Second, it may be better to consider a firm’s relationships with alliance partners when exploring the EO-alliance success linkage. Research suggests that a high EO alliance firm is not the same atomistic as a high EO individual firm because an alliance firm’s enactment of entrepreneurial posture is likely to be bounded by its relationships with partners (Yang, Lin, & Peng, 2011). In this study, we deem relationships between partners (cooperation and conflict) as critical contingencies that shape the EO–alliance success linkage. Specifically, we ask: How do an alliance firm’s implementation of EO and its relationships with partners jointly affect its alliance performance? This unanswered question prompts a contingent examination of the EO–alliance success relationship for two reasons. First, the relational view suggests that relationships between partners may direct firms’ motivations and expectations to enact their entrepreneurial postures in alliances (Jiang, Yang, Pei, & Wang, 2016; Simsek, Lubatkin, & Floyd, 2003). Second, these relationships may influence the effectiveness of firms’ entrepreneurial strategies (De Carolis & Saparito, 2006; Welter, 2011).

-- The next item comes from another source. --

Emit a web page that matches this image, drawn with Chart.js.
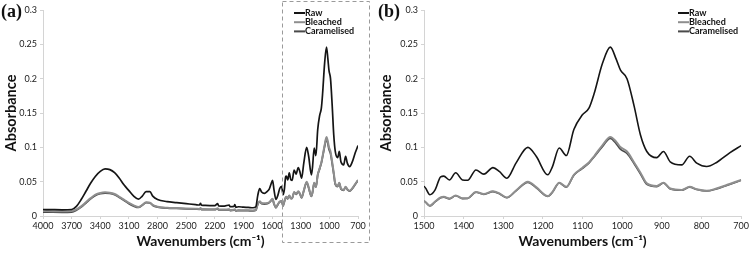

Traditional studies have often presented cooperation and conflict as the extremes of a single interorganizational relationship or the two ends of a continuum describing relationships between organizations (Alter, 1990; Gillespie & Mileti, 1979). In the alliance context, the literature also indicates that alliance partnerships are associated not only with cooperative behaviors but also with non-cooperative or competitive behaviors (Kumar, 2010; Zhang, Shu, et al., 2010). Specifically, cooperation is the result of a dyad’s common interests, while conflict arises due to their pursuit of private benefits (Khanna, Gulati, & Nohria, 1998). Broadly referring to a relational view (Borgatti & Cross, 2003; Dyer & Singh, 1998), cooperation and conflict, inherent and conceptually distinct, characterize two key aspects of an alliance partnership. Here, we take the view that a relationship that a firm believes will help it achieve common strategic goals with alliance partners is seen as cooperative (Zhang, Shu, et al., 2010). By responding to calls by White and Lui (2005) for more analyses of the distinction between the behavioral and affective dimensions of an alliance relationship, we further view cooperation as a two-dimensional construct. It has a behavioral component, i.e., joint action, which reflects how closely partners work together to accomplish various tasks or activities (Schreiner et al., 2009), and an affective component, i.e., bonding, which reflects the extent to which partners are fused together through formal and informal links (Rodríguez & Wilson, 2002; Sarkar, Aulakh, & Cavusgil, 1998). In the meantime, conflict is an awareness on the part of one alliance partner of another partner’s incompatibilities (Jehn & Mannix, 2001), possibly arising from the other partner’s opportunism or from goal incongruence between the partners (Kale, Singh, & Perlmutter, 2000).